Maca is a form of root derived from the Peruvian Andes of South America and has been cultivated for almost 3000 years. The invasion by the Incan Empire led to them inheriting these regions and it is often said that Incan warriors would consume maca pre battle to summon strength, but be banned from using it afterwards to protect the women from excessive sexual desires; hence the nickname Andes Aphrodisiac. Today the Quechua people grow the superfood at 9,000-10,000 feet above sea level; its natural altitude making it the highest altitude crop in existence. The health conscious movement in the West and Asia has led to the resurrection of this superfood, but in 1979 the cultivation of maca in Peru had almost died out. The Peruvian government have put a lot of effort into the redevelopment of maca agriculture following the rediscovery of its superfood status.
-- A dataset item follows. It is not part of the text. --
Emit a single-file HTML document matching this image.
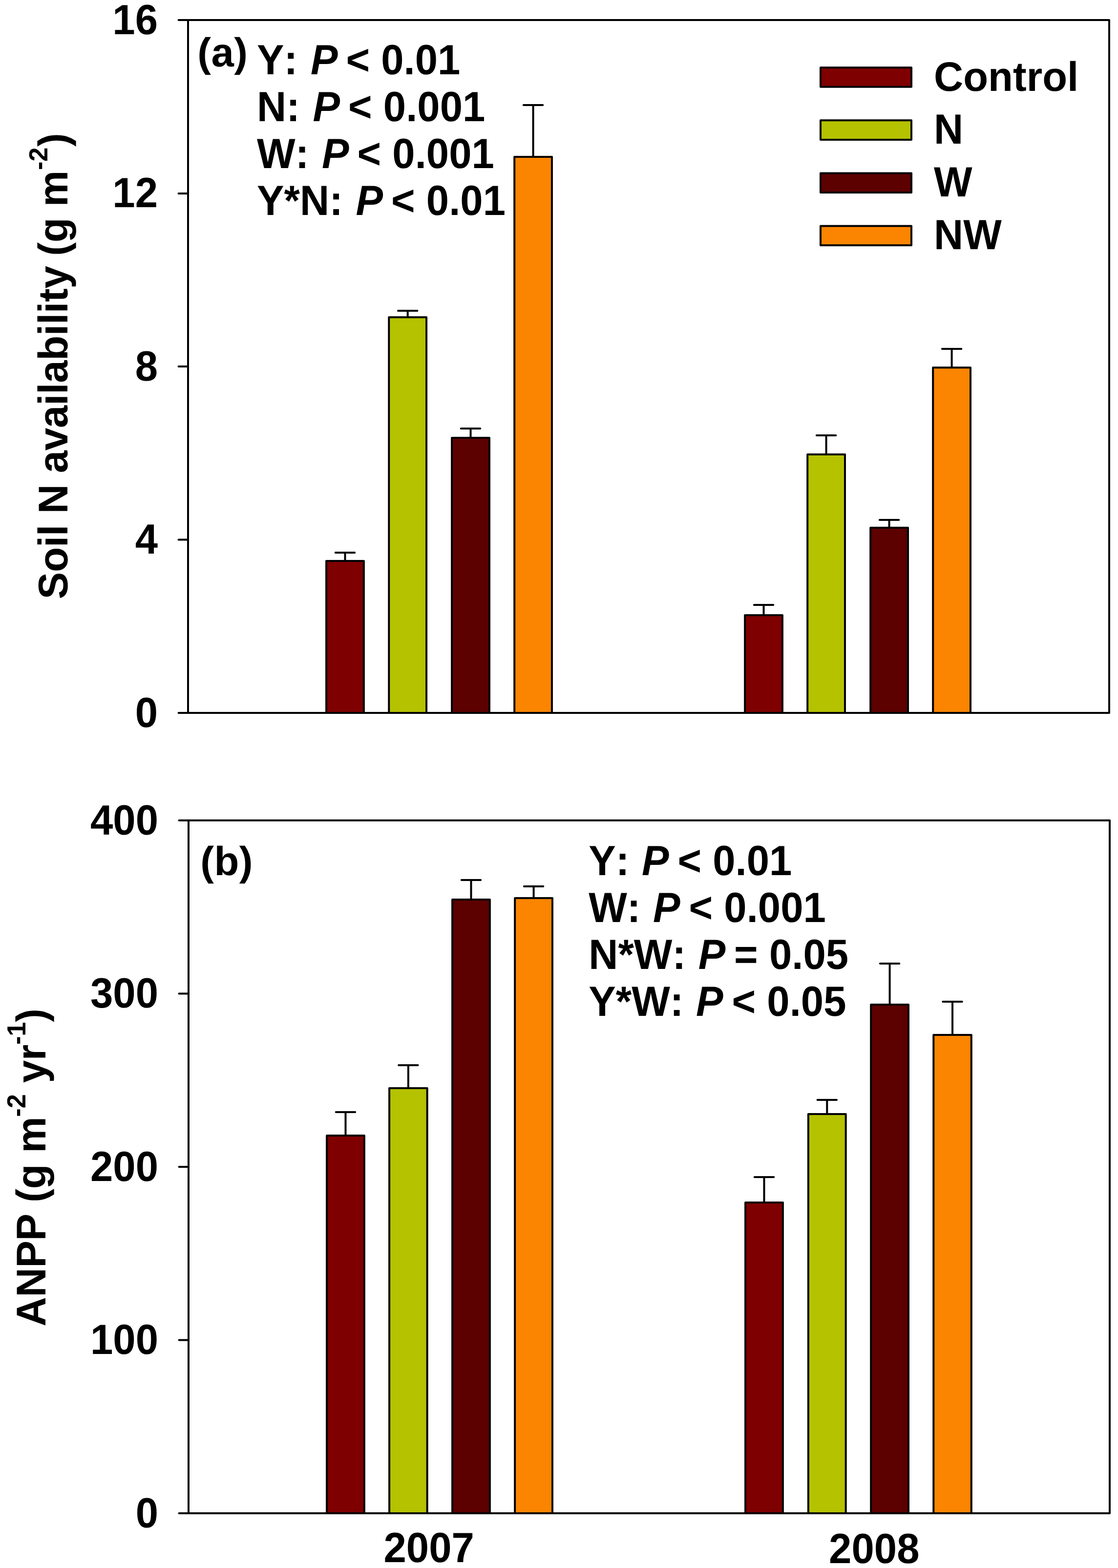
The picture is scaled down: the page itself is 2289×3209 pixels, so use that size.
<!DOCTYPE html>
<html lang="en"><head><meta charset="utf-8"><title>Soil N availability and ANPP, 2007-2008</title>
<style>
html,body{margin:0;padding:0;background:#fff}
body{width:2289px;height:3209px;overflow:hidden}
svg{display:block}
text{font-family:"Liberation Sans", Arial, Helvetica, sans-serif;font-weight:700;font-size:83.33px;fill:#000;white-space:pre;font-kerning:none;font-variant-ligatures:none;text-rendering:geometricPrecision}
.i{font-style:italic}
.sup{font-size:52.5px}
.ln{stroke:#000;stroke-width:4;fill:none;stroke-linecap:butt}
.bx{stroke:#000;stroke-width:4;stroke-linejoin:miter}
.rj{stroke-linejoin:round}
.rc{stroke-linecap:round}
</style></head><body>
<svg width="2289" height="3209" viewBox="0 0 2289 3209">
<rect width="2289" height="3209" fill="#fff"/>
<g id="panel-a">
<path d="M706.50 1148.00V1131.00M686.80 1131.00H726.20" class="ln rc"/>
<rect x="668.10" y="1148.00" width="76.80" height="311.00" fill="#7f0000" class="bx rj"/>
<path d="M834.70 649.20V636.00M815.00 636.00H854.40" class="ln rc"/>
<rect x="796.30" y="649.20" width="76.80" height="809.80" fill="#b5c200" class="bx rj"/>
<path d="M963.55 896.00V877.00M943.85 877.00H983.25" class="ln rc"/>
<rect x="925.15" y="896.00" width="76.80" height="563.00" fill="#5c0000" class="bx rj"/>
<path d="M1091.60 321.00V215.00M1071.90 215.00H1111.30" class="ln rc"/>
<rect x="1053.20" y="321.00" width="76.80" height="1138.00" fill="#fb8500" class="bx rj"/>
<path d="M1563.55 1259.00V1238.00M1543.85 1238.00H1583.25" class="ln rc"/>
<rect x="1525.15" y="1259.00" width="76.80" height="200.00" fill="#7f0000" class="bx rj"/>
<path d="M1691.60 930.00V891.00M1671.90 891.00H1711.30" class="ln rc"/>
<rect x="1653.20" y="930.00" width="76.80" height="529.00" fill="#b5c200" class="bx rj"/>
<path d="M1820.60 1080.00V1064.00M1800.90 1064.00H1840.30" class="ln rc"/>
<rect x="1782.20" y="1080.00" width="76.80" height="379.00" fill="#5c0000" class="bx rj"/>
<path d="M1948.60 752.20V714.00M1928.90 714.00H1968.30" class="ln rc"/>
<rect x="1910.20" y="752.20" width="76.80" height="706.80" fill="#fb8500" class="bx rj"/>
<rect x="385" y="41" width="1886" height="1418" fill="none" class="bx rj"/>
<path d="M365.6 1459.00H385" class="ln rc"/>
<text transform="translate(323.00 1487.80) scale(1 1.04)" text-anchor="end">0</text>
<path d="M365.6 1104.50H385" class="ln rc"/>
<text transform="translate(323.00 1133.30) scale(1 1.04)" text-anchor="end">4</text>
<path d="M365.6 750.00H385" class="ln rc"/>
<text transform="translate(323.00 778.80) scale(1 1.04)" text-anchor="end">8</text>
<path d="M365.6 396.00H385" class="ln rc"/>
<text transform="translate(323.00 424.30) scale(1 1.04)" text-anchor="end">12</text>
<path d="M365.6 41.00H385" class="ln rc"/>
<text transform="translate(323.00 69.80) scale(1 1.04)" text-anchor="end">16</text>
<text x="404.2" y="135.7" style="letter-spacing:0.5px">(a)</text>
<text transform="translate(526.00 151.80) scale(1 1.04)" xml:space="preserve">Y: <tspan class="i" dx="3.5">P</tspan><tspan dx="-6.3"> &lt; 0.01</tspan></text>
<text transform="translate(526.00 247.90) scale(1 1.04)" xml:space="preserve">N: <tspan class="i" dx="3.5">P</tspan><tspan dx="-6.3"> &lt; 0.001</tspan></text>
<text transform="translate(526.00 344.00) scale(1 1.04)" xml:space="preserve">W: <tspan class="i" dx="3.5">P</tspan><tspan dx="-6.3"> &lt; 0.001</tspan></text>
<text transform="translate(526.00 440.10) scale(1 1.04)" xml:space="preserve">Y*N: <tspan class="i" dx="3.5">P</tspan><tspan dx="-6.3"> &lt; 0.01</tspan></text>
<rect x="1680" y="138.2" width="186" height="39.6" fill="#7f0000" class="bx rj"/>
<text transform="translate(1912.00 185.80) scale(1 1.015)">Control</text>
<rect x="1680" y="246.3" width="186" height="39.6" fill="#b5c200" class="bx rj"/>
<text transform="translate(1912.00 293.90) scale(1 1.04)">N</text>
<rect x="1680" y="354.4" width="186" height="39.6" fill="#5c0000" class="bx rj"/>
<text transform="translate(1912.00 402.00) scale(1 1.04)">W</text>
<rect x="1680" y="462.5" width="186" height="39.6" fill="#fb8500" class="bx rj"/>
<text transform="translate(1912.00 510.10) scale(1 1.04)">NW</text>
<text transform="translate(138 749.3) rotate(-90) scale(1 1.02)" text-anchor="middle" style="letter-spacing:-0.19px">Soil N availability<tspan dx="-2.3"> (g</tspan><tspan dx="-0.4"> m</tspan><tspan class="sup" dy="-40.4" dx="0.9">-2</tspan><tspan dy="40.4" dx="1.8">)</tspan></text>
</g>
<g id="panel-b">
<path d="M707.50 2324.00V2276.00M687.80 2276.00H727.20" class="ln rc"/>
<rect x="669.10" y="2324.00" width="76.80" height="773.00" fill="#7f0000" class="bx rj"/>
<path d="M835.90 2227.00V2180.00M816.20 2180.00H855.60" class="ln rc"/>
<rect x="797.10" y="2227.00" width="77.60" height="870.00" fill="#b5c200" class="bx rj"/>
<path d="M964.50 1841.00V1801.00M944.80 1801.00H984.20" class="ln rc"/>
<rect x="926.10" y="1841.00" width="76.80" height="1256.00" fill="#5c0000" class="bx rj"/>
<path d="M1092.60 1838.00V1814.00M1072.90 1814.00H1112.30" class="ln rc"/>
<rect x="1054.20" y="1838.00" width="76.80" height="1259.00" fill="#fb8500" class="bx rj"/>
<path d="M1564.50 2461.00V2409.00M1544.80 2409.00H1584.20" class="ln rc"/>
<rect x="1526.10" y="2461.00" width="76.80" height="636.00" fill="#7f0000" class="bx rj"/>
<path d="M1693.30 2280.00V2251.00M1673.60 2251.00H1713.00" class="ln rc"/>
<rect x="1654.90" y="2280.00" width="76.80" height="817.00" fill="#b5c200" class="bx rj"/>
<path d="M1821.60 2056.00V1972.00M1801.90 1972.00H1841.30" class="ln rc"/>
<rect x="1783.20" y="2056.00" width="76.80" height="1041.00" fill="#5c0000" class="bx rj"/>
<path d="M1950.05 2118.00V2050.00M1930.35 2050.00H1969.75" class="ln rc"/>
<rect x="1911.30" y="2118.00" width="77.50" height="979.00" fill="#fb8500" class="bx rj"/>
<rect x="386" y="1679" width="1886" height="1418" fill="none" class="bx rj"/>
<path d="M366.6 3097.00H386" class="ln rc"/>
<text transform="translate(324.00 3125.80) scale(1 1.04)" text-anchor="end">0</text>
<path d="M366.6 2742.50H386" class="ln rc"/>
<text transform="translate(324.00 2771.30) scale(1 1.04)" text-anchor="end">100</text>
<path d="M366.6 2388.00H386" class="ln rc"/>
<text transform="translate(324.00 2416.80) scale(1 1.04)" text-anchor="end">200</text>
<path d="M366.6 2033.50H386" class="ln rc"/>
<text transform="translate(324.00 2062.30) scale(1 1.04)" text-anchor="end">300</text>
<path d="M366.6 1679.00H386" class="ln rc"/>
<text transform="translate(324.00 1707.80) scale(1 1.04)" text-anchor="end">400</text>
<text x="410.2" y="1791" style="letter-spacing:0.5px">(b)</text>
<text transform="translate(1205.20 1791.00) scale(1 1.04)" xml:space="preserve">Y: <tspan class="i" dx="2.3">P</tspan><tspan dx="-5.3"> &lt; 0.01</tspan></text>
<text transform="translate(1205.20 1887.10) scale(1 1.04)" xml:space="preserve">W: <tspan class="i" dx="2.3">P</tspan><tspan dx="-5.3"> &lt; 0.001</tspan></text>
<text transform="translate(1205.20 1983.20) scale(1 1.04)" xml:space="preserve">N*W: <tspan class="i" dx="2.3">P</tspan><tspan dx="-5.3"> = 0.05</tspan></text>
<text transform="translate(1205.20 2079.30) scale(1 1.04)" xml:space="preserve">Y*W: <tspan class="i" dx="2.3">P</tspan><tspan dx="-5.3"> &lt; 0.05</tspan></text>
<text transform="translate(93.3 2389.3) rotate(-90) scale(1 1.02)" text-anchor="middle" style="letter-spacing:-0.19px">ANPP (g m<tspan class="sup" dy="-40.4">-2</tspan><tspan dy="40.4"> yr</tspan><tspan class="sup" dy="-40.4">-1</tspan><tspan dy="40.4">)</tspan></text>
<text transform="translate(878.20 3196.90) scale(1 1.04)" text-anchor="middle">2007</text>
<text transform="translate(1789.80 3199.00) scale(1 1.04)" text-anchor="middle">2008</text>
</g>
</svg>
</body></html>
Maca is a great adaptogen, meaning it has the ability to regulate the body’s glandular-hormonal system, nervous system, cardiovascular system and musculature. Other adaptogens include AFA algae, goji berries and ginseng. Adaptogens are nontoxic in the body and produce an adaptive response to stress, maintaining a level of homeostasis in the body. Maca has been proven to increase energy levels, libido, hormonal and endocrine systems and increase the amount of oxygen in the blood. Maca is fantastic for dealing with stress due to this ability to increase blood oxygen content, the fact it is cultivated at high altitudes lends itself to those dealing with altitude sickness and when mixed in with a coca tea all symptoms dissipate within the hour. Aside from this maca also works on the hypothalamus, the main brain gland, and secretes luteinizing hormones and stimulation. The study by Dr. Gloria Chacon de Popovici PhD suggests that this stimulation activates testosterone, progesterone and DHEA. Essentially these are key hormones for the endocrine system and when these are in balance the human body is able to handle stress, increase energy and libido. Talking of libido, it seems most studies revolve around the aphrodisiac qualities of maca… sex sells after all! The high quality of nutrients, amino acids and fatty acids have a great effect on the cellular level, but its real power comes in its ability to improve semen count and have a great affect on fertility. If taken post pregnancy it can help women express more breast milk. When looking at all of the above qualities its clear to see how maca earned its superfood status.
At Home Use
If you are convinced by the properties of maca then rest assured that its adaptogen qualities mean it can be used sustainably for long periods of times. In health food shops you will often find powdered versions, a tablespoon of which is wonderful in coffee, smoothies, juices and teas. An interesting fact about maca is how it reacts to Cacao. When taken together they boost one an others qualities, this is why you will often find maca desserts and treats, its sweet flavour meaning you can use less sweetener or natural sugars.